Hay cosas que no tienen nombre. Nos empeñamos en clasificarlo todo, ponerle etiquetas, encasillar para tenerlo controlado. Para entenderlo. Y nos equivocamos. Hay cosas que, simplemente, no podemos llamarlas como nos gustaría, porque no son ni una ni otra. Porque incluso cambian con el tiempo, con las cosas que nos pasan y con las que no.
Entendemos la realidad, las relaciones, sólo en los cajones en los que hemos aprendido a interactuar con los demás. Familia, amigos, amor. Dolor, trabajo, desamor, conocidos. Pero se nos escapa que lo simple a veces no funciona. Que no es lo mismo un amigo que otro.
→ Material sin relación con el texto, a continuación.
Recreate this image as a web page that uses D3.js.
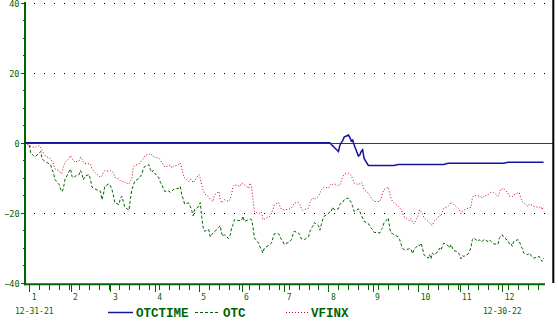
<!DOCTYPE html>
<html>
<head>
<meta charset="utf-8">
<script src="https://cdnjs.cloudflare.com/ajax/libs/d3/7.8.5/d3.min.js"></script>
<style>
  body { margin: 0; background: #fff; }
  svg { display: block; }
</style>
</head>
<body>
<div id="chart"></div>
<script>
// 休場日 (2022)
const holidays = ["2022-01-17", "2022-02-21", "2022-04-15", "2022-05-30", "2022-06-20",
                  "2022-07-04", "2022-09-05", "2022-11-24", "2022-12-26"];
const firstDay = "2021-12-31";
const lastDay = "2022-12-30";
const monthLabels = ["1", "2", "3", "4", "5", "6", "7", "8", "9", "10", "11", "12"];
const yLabels = [40, 20, 0, -20, -40];
const gridValues = [40, 20, -20];
const dateLabels = ["12-31-21", "12-30-22"];
const seriesNames = ["OTCTIME", "OTC", "VFINX"];

// 営業日ごとの値 (%)
const otcTime = [
  0, 0, 0, 0, 0, 0, 0, 0, 0, 0,  0, 0, 0, 0, 0, 0, 0, 0, 0, 0,
  0, 0, 0, 0, 0, 0, 0, 0, 0, 0,  0, 0, 0, 0, 0, 0, 0, 0, 0, 0,
  0, 0, 0, 0, 0, 0, 0, 0, 0, 0,  0, 0, 0, 0, 0, 0, 0, 0, 0, 0,
  0, 0, 0, 0, 0, 0, 0, 0, 0, 0,  0, 0, 0, 0, 0, 0, 0, 0, 0, 0,
  0, 0, 0, 0, 0, 0, 0, 0, 0, 0,  0, 0, 0, 0, 0, 0, 0, 0, 0, 0,
  0, 0, 0, 0, 0, 0, 0, 0, 0, 0,  0, 0, 0, 0, 0, 0, 0, 0, 0, 0,
  0, 0, 0, 0, 0, 0, 0, 0, 0, 0,  0, 0, 0, 0, 0, 0, 0, 0, 0, 0,
  0, 0, 0, 0, 0, 0, 0,
  -0.5, -0.9, -1.3, -2.5, -0.8, 0.0, 0.6, 1.6, 2.2, 1.5, 0.5, 0.8, -0.6,
  -3.8, -3.5, -2.5, -2.0, -4.5, -6.5,
  -6.5, -6.5, -6.5, -6.5, -6.5, -6.5, -6.5, -6.5, -6.5, -6.5, -6.5, -6.5, -6.5,
  -6.2, -6.2, -6.2, -6.2, -6.2, -6.2, -6.2, -6.2, -6.2, -6.2, -6.2, -6.2, -6.2,
  -6.2, -6.2, -6.2, -6.2, -6.2, -6.2, -6.2, -6.2, -6.2, -6.2, -6.2, -6.2,
  -5.9, -5.9, -5.9, -5.9, -5.9, -5.9, -5.9, -5.9, -5.9, -5.9, -5.9, -5.9, -5.9, -5.9, -5.9,
  -5.9, -5.9, -5.9, -5.9, -5.9, -5.9, -5.9, -5.9, -5.9, -5.9, -5.9, -5.9, -5.9, -5.9,
  -5.6, -5.6, -5.6, -5.6, -5.6, -5.6, -5.6, -5.6, -5.6, -5.6,
  -5.6, -5.6, -5.6, -5.6, -5.6, -5.6, -5.6, -5.6, -5.6
];
const otc = [
  0, -0.6, -2.9, -3.3, -3.7, -4.1, -2.9, -2.5, -4.7, -5.0,
  -5.3, -6.3, -7.7, -8.6, -10.5, -12.0, -13.3, -14.0, -13.0, -10.6,
  -8.2, -7.5, -9.6, -10.1, -9.6, -9.1, -7.9, -9.1, -10.6, -9.6,
  -9.1, -10.6, -12.7, -13.0, -13.2, -13.9, -16.3, -14.9, -12.5, -11.7,
  -12.3, -13.4, -14.9, -17.1, -17.7, -15.8, -15.3, -16.8, -18.4, -19.3,
  -16.0, -13.4, -12.2, -11.0, -10.2, -9.6, -9.1, -7.5, -6.8, -6.3,
  -7.7, -8.5, -7.9, -8.7, -10.1, -11.3, -12.0, -13.0, -13.9, -13.8,
  -14.2, -13.9, -13.4, -13.0, -12.5, -14.8, -16.0, -17.5, -17.2, -18.2,
  -19.3, -20.9, -19.1, -18.2, -17.1, -21.0, -24.1, -25.3, -24.8, -26.9,
  -26.3, -25.8, -25.5, -24.1, -23.7, -25.8, -26.8, -26.3, -27.4, -26.5,
  -24.4, -23.4, -22.0, -22.3, -22.2, -21.0, -22.5, -22.0, -21.8, -22.0,
  -23.9, -27.2, -28.7, -29.8, -30.6, -31.5, -30.1, -29.1, -28.7, -27.3,
  -26.0, -26.0, -26.8, -27.7, -28.2, -29.1, -28.2, -27.7, -26.3, -25.3,
  -25.8, -26.3, -27.5, -27.7, -27.7, -26.9, -25.3, -24.5, -23.9, -22.8,
  -23.7, -25.0, -23.4, -22.0, -21.0, -20.3, -19.6, -19.6, -18.4, -19.1,
  -18.9, -17.7, -17.2, -17.1, -16.3, -15.8, -16.5, -17.1, -18.2, -19.6,
  -18.9, -19.6, -20.6, -21.5, -22.5, -23.1, -23.9, -24.4, -24.8, -25.6,
  -25.8, -24.8, -24.4, -22.9, -21.5, -24.5, -25.8, -26.0, -26.3, -26.9,
  -27.7, -29.1, -30.1, -30.6, -30.4, -30.3, -30.5, -31.7, -30.6, -29.2,
  -29.4, -28.7, -30.1, -32.0, -33.0, -32.0, -33.2, -31.5, -32.0, -31.1,
  -30.1, -30.6, -29.6, -28.7, -29.4, -30.1, -29.1, -30.1, -30.8, -31.3,
  -32.0, -33.2, -32.3, -32.5, -31.8, -31.0, -30.0, -27.7, -27.2, -28.2,
  -27.7, -28.2, -28.2, -27.7, -28.2, -27.7, -28.2, -28.9, -29.0, -27.2,
  -26.8, -26.3, -27.0, -28.0, -28.9, -28.7, -29.6, -28.2, -27.7, -28.2,
  -29.4, -30.2, -31.5, -32.0, -31.5, -32.2, -32.5, -33.0, -32.5, -33.4,
  -33.9, -33.0
];
const vfinx = [
  0, -0.8, -1.0, -1.25, -1.3, -1.4, -0.8, -1.25, -2.2, -3.0,
  -3.7, -4.6, -5.3, -6.1, -7.5, -8.0, -8.75, -8.6, -7.0, -5.6,
  -4.6, -3.65, -4.6, -5.0, -5.6, -5.1, -4.1, -4.6, -5.6, -5.9,
  -6.1, -6.1, -7.5, -8.0, -8.5, -9.9, -9.4, -8.5, -8.0, -8.2,
  -8.0, -8.2, -8.5, -9.9, -10.4, -10.9, -11.3, -10.9, -11.3, -11.8,
  -11.0, -10.4, -7.0, -6.5, -6.1, -5.6, -5.0, -4.6, -3.8, -3.1,
  -3.5, -3.4, -3.9, -4.1, -4.4, -5.0, -5.6, -6.1, -6.9, -6.6,
  -6.3, -7.2, -6.8, -6.3, -5.8, -7.2, -9.1, -10.1, -11.1, -10.4,
  -10.6, -11.5, -11.0, -9.1, -10.1, -12.0, -13.4, -14.6, -15.5, -16.1,
  -16.5, -16.8, -15.0, -13.9, -16.3, -17.2, -16.8, -16.3, -16.8, -16.0,
  -14.8, -12.5, -12.0, -12.5, -11.5, -11.8, -12.0, -13.0, -11.5, -12.5,
  -16.0, -19.6, -20.3, -20.0, -19.8, -22.0, -21.8, -21.0, -20.1, -19.2,
  -17.7, -17.1, -18.2, -19.0, -19.1, -19.2, -18.9, -18.5, -18.2, -17.2,
  -17.1, -17.7, -18.9, -19.3, -19.1, -18.7, -17.2, -16.3, -15.8, -16.3,
  -15.3, -14.4, -13.6, -13.0, -12.6, -13.0, -12.3, -11.7, -12.0, -11.7,
  -12.3, -12.0, -10.9, -9.8, -9.0, -8.7, -8.9, -9.4, -10.4, -11.5,
  -12.0, -11.7, -11.3, -12.0, -13.4, -14.4, -15.1, -15.8, -16.3, -16.8,
  -16.8, -15.8, -14.4, -13.4, -12.7, -14.4, -16.0, -16.8, -17.2, -18.2,
  -18.6, -19.1, -20.1, -21.2, -22.0, -22.3, -21.7, -22.7, -23.2, -20.8,
  -19.1, -19.6, -20.3, -21.5, -22.5, -22.9, -23.4, -23.7, -22.5, -21.5,
  -20.6, -21.0, -19.6, -18.7, -18.2, -17.7, -16.8, -17.3, -17.7, -18.7,
  -19.2, -20.3, -19.6, -19.3, -18.7, -18.6, -18.5, -15.8, -15.0, -15.2,
  -15.3, -15.5, -15.8, -15.3, -14.9, -14.4, -14.2, -14.2, -15.3, -14.4,
  -13.2, -13.3, -13.0, -14.4, -15.3, -15.4, -15.5, -14.9, -14.4, -14.3,
  -15.8, -16.8, -17.2, -18.2, -17.6, -17.8, -17.8, -18.2, -18.5, -18.2,
  -19.1, -18.0
];

const green = "#006400";
const colors = { OTCTIME: "#1414a0", OTC: green, VFINX: "#cc0022" };
const dashes = { OTCTIME: null, OTC: "3,2", VFINX: "1,2" };

// 営業日の日付
const parse = d3.utcParse("%Y-%m-%d");
const fmt = d3.utcFormat("%Y-%m-%d");
const days = d3.utcDay.range(parse(firstDay), d3.utcDay.offset(parse(lastDay), 1))
  .filter(d => d.getUTCDay() % 6 !== 0 && !holidays.includes(fmt(d)));
[otcTime, otc, vfinx].forEach(s => {
  if (s.length !== days.length) console.error("length", s.length, days.length);
});

// 月初の営業日
const monthStarts = days.filter((d, i) => i > 0 && (i === 1 || d.getUTCMonth() !== days[i - 1].getUTCMonth()));
const mondays = d3.utcMonday.range(parse("2022-01-01"), parse("2022-12-31"));

const x = d3.scaleUtc()
  .domain([parse(firstDay), parse("2022-12-31")])
  .range([25, 545]);
const y = d3.scaleLinear()
  .domain([-40, 40])
  .range([282.7, 2.7]);

const svg = d3.select("#chart")
  .append("svg")
  .attr("width", 558)
  .attr("height", 321)
  .style("background", "#fff");

// グリッド (点線)
svg.selectAll(".grid")
  .data(gridValues)
  .enter()
  .append("line")
  .attr("x1", 34)
  .attr("x2", 545)
  .attr("y1", d => Math.round(y(d)) + 0.5)
  .attr("y2", d => Math.round(y(d)) + 0.5)
  .attr("stroke", "#000")
  .attr("stroke-dasharray", "1,9")
  .attr("shape-rendering", "crispEdges");

// ゼロ線
svg.append("line")
  .attr("x1", 25).attr("x2", 553)
  .attr("y1", Math.round(y(0)) + 0.5).attr("y2", Math.round(y(0)) + 0.5)
  .attr("stroke", green)
  .attr("shape-rendering", "crispEdges");

// Y軸
const yMinor = svg.append("g")
  .attr("transform", "translate(24,0)")
  .call(d3.axisLeft(y).tickValues(d3.range(-40, 41, 5)).tickSize(1.5).tickFormat(""));
const yMajor = svg.append("g")
  .attr("transform", "translate(24,0)")
  .call(d3.axisLeft(y).tickValues(yLabels).tickSize(3.5).tickPadding(1));
[yMinor, yMajor].forEach(g => {
  g.select(".domain").remove();
  g.selectAll("line").attr("stroke", green).attr("shape-rendering", "crispEdges");
});
yMajor.selectAll("text")
  .attr("fill", green)
  .attr("dy", "0.45em")
  .style("font", "8.5px 'DejaVu Sans Mono', monospace");

// X軸
const xWeek = svg.append("g")
  .attr("transform", "translate(0,285.3)")
  .call(d3.axisBottom(x).tickValues(mondays).tickSize(5).tickFormat(""));
const xMonth = svg.append("g")
  .attr("transform", "translate(0,285.3)")
  .call(d3.axisBottom(x).tickValues(monthStarts).tickSize(7).tickPadding(2)
    .tickFormat((d, i) => monthLabels[i]));
[xWeek, xMonth].forEach(g => {
  g.select(".domain").remove();
  g.selectAll("line").attr("stroke", green).attr("shape-rendering", "crispEdges");
});
xMonth.selectAll("text")
  .attr("fill", green)
  .attr("text-anchor", "start")
  .attr("x", 2)
  .style("font", "8px 'DejaVu Sans Mono', monospace");

// 軸線と右端
svg.append("line")
  .attr("x1", 25).attr("x2", 25).attr("y1", 2).attr("y2", 285.3)
  .attr("stroke", green).attr("stroke-width", 2);
svg.append("line")
  .attr("x1", 24).attr("x2", 545).attr("y1", 284.3).attr("y2", 284.3)
  .attr("stroke", green).attr("stroke-width", 2);
svg.append("line")
  .attr("x1", 553.3).attr("x2", 553.3).attr("y1", 0).attr("y2", 283)
  .attr("stroke", "#000").attr("stroke-width", 2);

// 系列
const series = [
  { name: "OTCTIME", values: otcTime },
  { name: "OTC", values: otc },
  { name: "VFINX", values: vfinx }
];
const line = d3.line()
  .x((d, i) => x(days[i]))
  .y(d => y(d));
svg.selectAll(".series")
  .data(series.slice().reverse())
  .enter()
  .append("path")
  .attr("d", d => line(d.values))
  .attr("fill", "none")
  .attr("stroke", d => colors[d.name])
  .attr("stroke-width", d => d.name === "OTCTIME" ? 1.5 : 1)
  .attr("stroke-dasharray", d => dashes[d.name]);

// 日付
svg.selectAll(".date")
  .data(dateLabels)
  .enter()
  .append("text")
  .attr("x", (d, i) => i === 0 ? 15 : 483)
  .attr("y", 314)
  .attr("fill", green)
  .style("font", "8px 'DejaVu Sans Mono', monospace")
  .text(d => d);

// 凡例
const legendX = [108, 195, 286];
const legend = svg.selectAll(".legend")
  .data(seriesNames)
  .enter()
  .append("g")
  .attr("transform", (d, i) => `translate(${legendX[i]},312.5)`);
legend.append("line")
  .attr("x1", 0).attr("x2", (d, i) => i === 2 ? 22 : 25)
  .attr("stroke", d => colors[d])
  .attr("stroke-width", d => d === "OTCTIME" ? 1.5 : 1)
  .attr("stroke-dasharray", d => dashes[d]);
legend.append("text")
  .attr("x", (d, i) => i === 2 ? 25 : 28)
  .attr("y", 4.5)
  .attr("fill", green)
  .style("font", "bold 12.5px 'Liberation Mono', monospace")
  .text(d => d);
</script>
</body>
</html>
Que puedes haber tenido suerte con la familia que te tocó, dentro de la que seguro encuentras miembros a los que ves un par de veces al año. Y que, sin embargo, hay personas que no se apellidan como tú, que también son tu familia; la que has elegido. Aquellos a los que llamas para contar una gran noticia o cuando no puedes más.
Nos enseñan a creer en el amor para siempre. A comparar relaciones. Personas que llegaron en distintos momentos de sus vidas a la tuya, también siempre en movimiento. Que fueron importantes porque te hicieron ser lo que eres hoy. Pero, a diferencia de lo que aprendemos, las relaciones son también algo vivo carente muchas veces de lógica, impredecibles, exigentes y, desde luego, ni vitalicias, ni comparables.
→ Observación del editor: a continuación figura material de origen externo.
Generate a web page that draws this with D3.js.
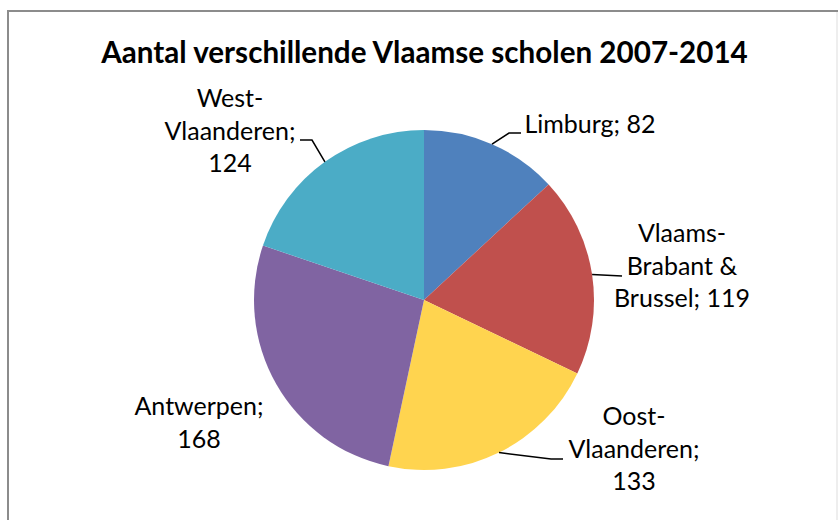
<!DOCTYPE html>
<html>
<head>
<meta charset="utf-8">
<script src="https://cdn.jsdelivr.net/npm/d3@7"></script>
<style>
  html, body { margin: 0; padding: 0; background: #fff; }
  svg { display: block; }
</style>
</head>
<body>
<svg id="chart" width="838" height="520"></svg>
<script>
// ---- data ----
const title = "Aantal verschillende Vlaamse scholen 2007-2014";
const categories = ["Limburg", "Vlaams-Brabant & Brussel", "Oost-Vlaanderen", "Antwerpen", "West-Vlaanderen"];
const values = [82, 119, 133, 168, 124];
const labelLines = [
  ["Limburg; 82"],
  ["Vlaams-", "Brabant &", "Brussel; 119"],
  ["Oost-", "Vlaanderen;", "133"],
  ["Antwerpen;", "168"],
  ["West-", "Vlaanderen;", "124"]
];
const colors = ["#4F81BD", "#C0504D", "#FFD44F", "#8064A2", "#4BACC6"];

// ---- layout (positions of labels and leader elbows) ----
const labelLayout = [
  { x: 590, y: 133, leader: [[509, 133], [521, 133]] },
  { x: 682, y: 242, leader: [[622, 276]] },
  { x: 634, y: 425, leader: [[551, 459], [563, 459]] },
  { x: 199, y: 415, leader: null },
  { x: 230, y: 107, leader: [[312, 140], [300, 140]] }
];

const W = 838, H = 520;
const cx = 424, cy = 300, R = 170;
const svg = d3.select("#chart");
const FONT = "Lato, 'Open Sans', sans-serif";

// frame
svg.append("rect").attr("x", 8).attr("y", 11).attr("width", 829).attr("height", 530)
  .attr("fill", "#fff").attr("stroke", "#8c8c8c").attr("stroke-width", 2);
svg.append("line").attr("x1", 837).attr("x2", 837).attr("y1", 12).attr("y2", 520)
  .attr("stroke", "#eeeeee").attr("stroke-width", 2);

// title, sized to match reference width
const t = svg.append("text").attr("x", 424.5).attr("y", 63)
  .attr("text-anchor", "middle").attr("font-family", FONT).attr("font-weight", 700)
  .attr("font-size", 28).attr("fill", "#000").text(title);
{
  const w = t.node().getComputedTextLength();
  t.attr("font-size", 28 * 647 / w);
}

// pie
const color = d3.scaleOrdinal().domain(categories).range(colors);
const pie = d3.pie().sort(null).value(d => d.value);
const arcs = pie(categories.map((c, i) => ({ cat: c, value: values[i] })));
const arc = d3.arc().innerRadius(0).outerRadius(R);
const g = svg.append("g").attr("transform", `translate(${cx},${cy})`);
g.selectAll("path").data(arcs).join("path")
  .attr("d", arc)
  .attr("fill", d => color(d.data.cat));

// label font size: fit "Vlaanderen;" to ~131px
const probe = svg.append("text").attr("font-family", FONT).attr("font-size", 20).text("Vlaanderen;");
const labelSize = 20 * 131 / probe.node().getComputedTextLength();
probe.remove();
const lineH = 32.5;

// leader lines
arcs.forEach((a, i) => {
  const L = labelLayout[i];
  if (!L.leader) return;
  const mid = (a.startAngle + a.endAngle) / 2;
  const p0 = [cx + R * Math.sin(mid), cy - R * Math.cos(mid)];
  const pts = [p0].concat(L.leader);
  svg.append("path").attr("d", d3.line()(pts))
    .attr("fill", "none").attr("stroke", "#000").attr("stroke-width", 1.5);
});

// labels
arcs.forEach((a, i) => {
  const L = labelLayout[i];
  const txt = svg.append("text").attr("font-family", FONT).attr("font-size", labelSize)
    .attr("fill", "#000").attr("text-anchor", "middle");
  labelLines[i].forEach((ln, j) => {
    txt.append("tspan").attr("x", L.x).attr("y", L.y + j * lineH).text(ln);
  });
});
</script>
</body>
</html>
Y en esa enseñanza simplista de cajones, encontrar a alguien que se salga de los esquemas, que sea inclasificable, que se cuele donde quiera y llegue hasta ahí, es un regalo. Alguien que provoque una sensación tan compleja que invada todos esos conceptos. Eso es brutal, porque ese placer de estar descolocado, de saber que el lugar que ocupa es único y genial, es complicado, pero es una de las mejores sensaciones que existen.